August 10, 2007 in Nation/World

Immigration enforcement outlined

Nicole Gaouette Los Angeles Times

WASHINGTON – The Bush administration plans to announce a broad initiative today to sharpen immigration enforcement, including measures to raise fines for employers who hire illegal workers, require federal contractors to use an employment verification system and add thousands of agents at the southern border.

Other provisions will restrict the types of documents employees can use to prove their legal status and will speed up background checks for legal immigrants. Administration officials also intend to streamline an agriculture guest-worker program.

The 25 measures – some new and some that expand on current policies – come in addition to the expected announcement of a plan to crack down on illegal immigrants by forcing employers to fire workers with discrepancies in their Social Security information.

Homeland Security Secretary Michael Chertoff has signaled for weeks that the administration would take independent action to deal with illegal immigration after the Senate failed to pass broad immigration reform in June.

Business groups expressed dismay at the proposals and suggested that they could hurt the economy, particularly in industries, such as agriculture and construction, that are heavily dependent on immigrant labor.

“I wish that the employer community had been consulted about some of these proposed regulations and had had more opportunity in shaping how they were rolled out and implemented,” said Laura Foote Reiff, co-chairwoman of the Business Immigration Group. “We’re still hopeful that the administration will work with us on enforcement.”

White House and Homeland Security officials would not comment Thursday.

Today’s announcement is expected to paint in broad strokes with few details, but an administration outline of the proposals indicated a multipronged effort.

The Department of Homeland Security will ask states to share drivers’ license photos and records with an electronic employment-verification system, called E-Verify, that federal contractors will be required to use. The administration will encourage states to make more use of E-Verify and will expand the system to allow access to more data sources.
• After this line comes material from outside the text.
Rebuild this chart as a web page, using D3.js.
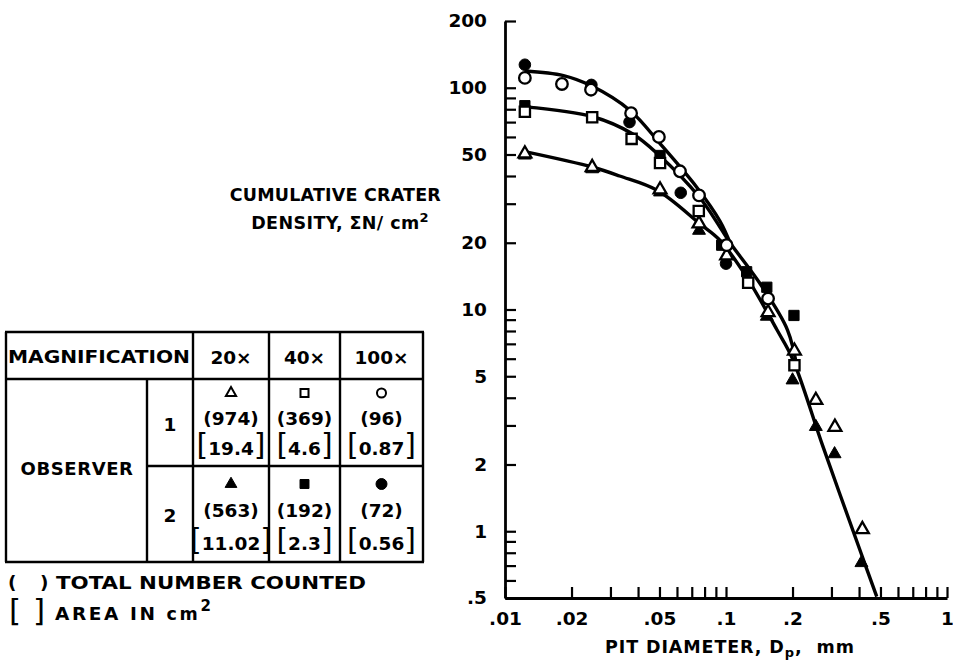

The department also will add more border personnel, adopting figures suggested by Sen. Judd Gregg, R-N.H., during the immigration debate. Gregg proposed putting 20,000 agents on the border, up from about 12,000. A homeland-security funding bill passed by the Senate in July would pay for up to 23,000 border agents.

Other measures include a study to determine how to prevent immigrants from claiming Social Security credits for work done while they were in the country illegally.

The administrative provisions will boost fines for employers who hire illegally by 25 percent above current penalties, which range from $250 to $10,000 per violation.

The Office of Citizenship and Immigration Services will organize conferences for volunteers who help immigrants become citizens, and the Department of Education will develop a free Web-based program to help immigrants learn English.

Immigrant advocates said the administration had been quietly sounding them out about creative ways to bring more temporary workers into the United States.

The administration long has argued that creating a legal way for foreign workers to enter the country is essential to border security, as it would give aspiring workers a legal way in and free Border Patrol agents to concentrate on catching criminals at the border.